*Task to complete:* In the records below, pick out all lines containing the word "that".

[Rows from a dataset of charts and code]
## Start

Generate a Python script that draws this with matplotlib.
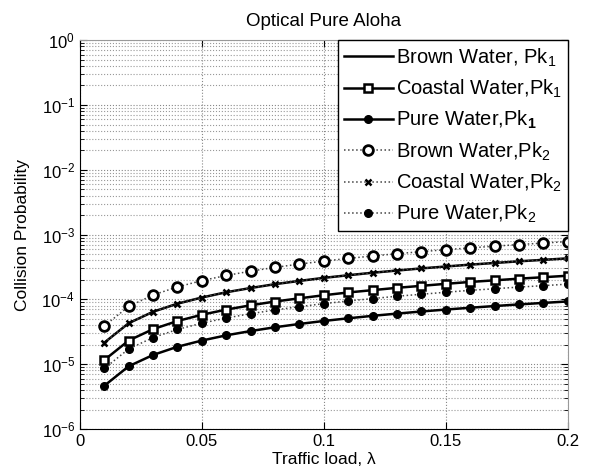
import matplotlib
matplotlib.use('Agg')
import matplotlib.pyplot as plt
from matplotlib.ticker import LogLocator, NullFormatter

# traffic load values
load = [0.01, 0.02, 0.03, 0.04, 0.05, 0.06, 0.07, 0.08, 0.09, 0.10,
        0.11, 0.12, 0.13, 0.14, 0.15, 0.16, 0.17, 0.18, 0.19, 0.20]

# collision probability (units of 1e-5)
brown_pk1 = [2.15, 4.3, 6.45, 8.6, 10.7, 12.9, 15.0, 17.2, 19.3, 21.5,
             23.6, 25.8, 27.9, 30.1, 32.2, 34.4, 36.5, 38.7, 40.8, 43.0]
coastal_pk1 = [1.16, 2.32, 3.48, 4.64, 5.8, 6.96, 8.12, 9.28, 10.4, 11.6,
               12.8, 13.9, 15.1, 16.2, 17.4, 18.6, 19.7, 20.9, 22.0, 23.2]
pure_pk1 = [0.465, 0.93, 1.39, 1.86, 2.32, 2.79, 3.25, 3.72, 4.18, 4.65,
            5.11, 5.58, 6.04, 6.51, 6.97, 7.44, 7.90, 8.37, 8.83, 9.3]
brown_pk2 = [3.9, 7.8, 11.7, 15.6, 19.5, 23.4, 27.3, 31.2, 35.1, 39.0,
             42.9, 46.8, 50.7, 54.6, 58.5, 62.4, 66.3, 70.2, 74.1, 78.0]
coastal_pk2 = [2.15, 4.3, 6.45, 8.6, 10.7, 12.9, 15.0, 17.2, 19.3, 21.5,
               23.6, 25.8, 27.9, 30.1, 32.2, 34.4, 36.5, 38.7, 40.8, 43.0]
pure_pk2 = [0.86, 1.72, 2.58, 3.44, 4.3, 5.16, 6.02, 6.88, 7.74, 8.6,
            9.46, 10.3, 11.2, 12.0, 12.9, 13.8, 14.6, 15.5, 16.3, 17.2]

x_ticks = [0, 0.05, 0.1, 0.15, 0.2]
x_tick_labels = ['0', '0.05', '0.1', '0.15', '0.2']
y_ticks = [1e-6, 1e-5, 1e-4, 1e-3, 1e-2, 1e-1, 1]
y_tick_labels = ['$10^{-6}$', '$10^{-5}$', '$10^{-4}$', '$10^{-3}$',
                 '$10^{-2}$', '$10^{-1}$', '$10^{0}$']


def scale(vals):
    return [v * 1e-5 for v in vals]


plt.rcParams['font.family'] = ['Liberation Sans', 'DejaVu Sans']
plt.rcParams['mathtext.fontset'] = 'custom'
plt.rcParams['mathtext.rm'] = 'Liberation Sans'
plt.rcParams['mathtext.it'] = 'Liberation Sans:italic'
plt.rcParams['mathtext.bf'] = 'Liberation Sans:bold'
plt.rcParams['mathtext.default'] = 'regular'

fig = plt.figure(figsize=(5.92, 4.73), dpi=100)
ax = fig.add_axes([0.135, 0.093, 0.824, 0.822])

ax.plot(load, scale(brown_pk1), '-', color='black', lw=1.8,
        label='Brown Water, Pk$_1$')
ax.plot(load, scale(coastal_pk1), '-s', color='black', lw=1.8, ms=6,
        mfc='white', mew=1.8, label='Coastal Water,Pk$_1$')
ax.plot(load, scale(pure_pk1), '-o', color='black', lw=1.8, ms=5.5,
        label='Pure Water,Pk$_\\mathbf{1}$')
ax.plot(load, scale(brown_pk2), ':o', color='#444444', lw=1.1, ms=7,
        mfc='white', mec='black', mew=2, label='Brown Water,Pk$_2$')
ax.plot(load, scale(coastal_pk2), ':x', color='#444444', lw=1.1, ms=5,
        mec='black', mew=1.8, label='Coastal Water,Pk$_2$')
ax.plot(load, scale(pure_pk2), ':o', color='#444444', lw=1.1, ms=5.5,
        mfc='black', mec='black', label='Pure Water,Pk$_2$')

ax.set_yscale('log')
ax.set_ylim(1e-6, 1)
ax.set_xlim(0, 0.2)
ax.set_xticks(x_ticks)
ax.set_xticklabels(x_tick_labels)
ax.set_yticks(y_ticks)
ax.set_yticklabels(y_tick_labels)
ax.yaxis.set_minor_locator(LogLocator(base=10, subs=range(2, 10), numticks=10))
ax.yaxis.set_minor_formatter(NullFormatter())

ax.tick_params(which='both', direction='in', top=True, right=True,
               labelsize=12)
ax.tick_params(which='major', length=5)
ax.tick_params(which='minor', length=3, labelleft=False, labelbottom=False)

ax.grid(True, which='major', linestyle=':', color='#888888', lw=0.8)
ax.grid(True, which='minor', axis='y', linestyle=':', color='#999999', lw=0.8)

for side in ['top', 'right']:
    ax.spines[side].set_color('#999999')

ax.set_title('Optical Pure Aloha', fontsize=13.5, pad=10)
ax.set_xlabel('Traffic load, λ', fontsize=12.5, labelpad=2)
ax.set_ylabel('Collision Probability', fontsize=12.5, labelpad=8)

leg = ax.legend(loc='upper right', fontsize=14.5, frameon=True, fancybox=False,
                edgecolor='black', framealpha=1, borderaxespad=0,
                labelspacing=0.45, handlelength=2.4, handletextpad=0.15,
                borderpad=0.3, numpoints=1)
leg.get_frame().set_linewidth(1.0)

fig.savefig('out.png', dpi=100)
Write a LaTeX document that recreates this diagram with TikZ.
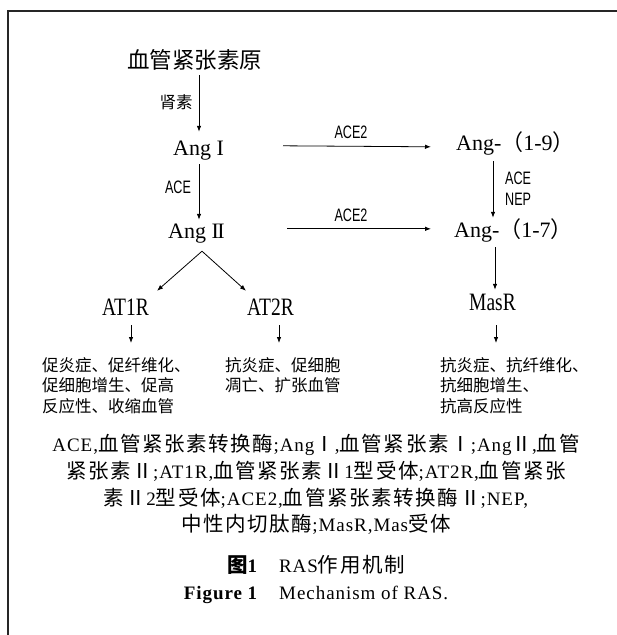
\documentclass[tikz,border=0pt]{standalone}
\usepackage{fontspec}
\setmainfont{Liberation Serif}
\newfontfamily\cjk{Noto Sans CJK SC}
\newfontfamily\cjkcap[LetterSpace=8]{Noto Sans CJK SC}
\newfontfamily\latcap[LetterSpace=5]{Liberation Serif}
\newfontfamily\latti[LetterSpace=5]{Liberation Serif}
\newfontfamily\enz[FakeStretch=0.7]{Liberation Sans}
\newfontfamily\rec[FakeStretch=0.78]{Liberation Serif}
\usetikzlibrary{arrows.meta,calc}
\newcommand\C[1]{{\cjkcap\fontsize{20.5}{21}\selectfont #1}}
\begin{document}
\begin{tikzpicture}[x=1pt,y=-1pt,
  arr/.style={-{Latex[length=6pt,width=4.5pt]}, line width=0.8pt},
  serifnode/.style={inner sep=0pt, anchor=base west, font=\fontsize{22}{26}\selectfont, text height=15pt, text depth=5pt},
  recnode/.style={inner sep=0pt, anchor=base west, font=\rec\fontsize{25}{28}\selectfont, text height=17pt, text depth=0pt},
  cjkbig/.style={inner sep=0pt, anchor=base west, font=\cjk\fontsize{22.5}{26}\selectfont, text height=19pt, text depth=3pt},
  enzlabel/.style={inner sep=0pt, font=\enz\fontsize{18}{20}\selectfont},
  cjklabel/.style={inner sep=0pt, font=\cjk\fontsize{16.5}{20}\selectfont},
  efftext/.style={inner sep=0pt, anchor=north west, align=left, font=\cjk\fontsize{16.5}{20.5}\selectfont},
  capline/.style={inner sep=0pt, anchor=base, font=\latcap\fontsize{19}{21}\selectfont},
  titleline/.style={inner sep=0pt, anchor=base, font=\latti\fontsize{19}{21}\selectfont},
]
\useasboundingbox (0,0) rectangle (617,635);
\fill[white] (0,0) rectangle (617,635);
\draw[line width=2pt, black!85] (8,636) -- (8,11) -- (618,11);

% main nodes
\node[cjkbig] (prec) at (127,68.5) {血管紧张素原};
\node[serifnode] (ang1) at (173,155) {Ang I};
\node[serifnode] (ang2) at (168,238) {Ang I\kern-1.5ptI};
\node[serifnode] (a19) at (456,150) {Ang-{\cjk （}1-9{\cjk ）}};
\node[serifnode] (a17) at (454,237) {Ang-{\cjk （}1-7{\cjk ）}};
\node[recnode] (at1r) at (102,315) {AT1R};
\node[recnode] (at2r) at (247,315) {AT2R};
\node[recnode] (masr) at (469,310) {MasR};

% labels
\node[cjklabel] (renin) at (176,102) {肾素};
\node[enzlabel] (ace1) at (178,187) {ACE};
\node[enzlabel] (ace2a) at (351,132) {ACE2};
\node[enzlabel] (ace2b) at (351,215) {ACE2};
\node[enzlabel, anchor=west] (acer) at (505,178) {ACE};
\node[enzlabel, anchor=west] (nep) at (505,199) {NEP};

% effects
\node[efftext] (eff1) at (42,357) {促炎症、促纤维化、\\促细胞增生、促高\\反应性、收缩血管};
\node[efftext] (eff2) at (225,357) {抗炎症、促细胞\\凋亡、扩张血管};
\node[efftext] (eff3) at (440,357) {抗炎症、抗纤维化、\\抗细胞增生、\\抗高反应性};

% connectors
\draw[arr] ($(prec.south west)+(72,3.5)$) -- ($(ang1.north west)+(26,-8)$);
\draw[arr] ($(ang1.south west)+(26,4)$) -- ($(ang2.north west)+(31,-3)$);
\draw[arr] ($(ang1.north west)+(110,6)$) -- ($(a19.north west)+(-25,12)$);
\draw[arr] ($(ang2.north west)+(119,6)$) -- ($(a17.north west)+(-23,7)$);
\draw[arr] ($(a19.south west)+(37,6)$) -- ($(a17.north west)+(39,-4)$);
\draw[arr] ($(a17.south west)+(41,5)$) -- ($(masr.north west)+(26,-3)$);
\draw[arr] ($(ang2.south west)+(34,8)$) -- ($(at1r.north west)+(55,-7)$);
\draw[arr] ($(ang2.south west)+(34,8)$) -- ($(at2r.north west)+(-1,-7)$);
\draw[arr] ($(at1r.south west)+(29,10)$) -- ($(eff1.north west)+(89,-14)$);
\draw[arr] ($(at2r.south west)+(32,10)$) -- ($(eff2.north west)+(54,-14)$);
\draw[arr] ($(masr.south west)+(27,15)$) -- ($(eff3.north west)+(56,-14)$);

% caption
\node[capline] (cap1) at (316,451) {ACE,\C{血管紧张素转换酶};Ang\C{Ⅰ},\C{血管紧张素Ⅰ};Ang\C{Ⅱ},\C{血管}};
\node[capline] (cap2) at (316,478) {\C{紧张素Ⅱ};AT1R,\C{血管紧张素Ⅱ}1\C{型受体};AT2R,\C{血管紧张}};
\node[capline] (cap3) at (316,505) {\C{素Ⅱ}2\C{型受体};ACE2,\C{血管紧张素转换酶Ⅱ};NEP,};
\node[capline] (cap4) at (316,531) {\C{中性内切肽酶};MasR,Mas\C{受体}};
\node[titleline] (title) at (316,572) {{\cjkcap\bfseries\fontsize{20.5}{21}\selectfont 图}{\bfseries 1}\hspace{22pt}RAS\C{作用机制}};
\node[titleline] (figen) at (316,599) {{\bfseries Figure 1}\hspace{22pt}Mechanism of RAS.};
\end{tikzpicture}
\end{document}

## End

*Solution to the problem:*
Generate a Python script that draws this with matplotlib.
Write a LaTeX document that recreates this diagram with TikZ.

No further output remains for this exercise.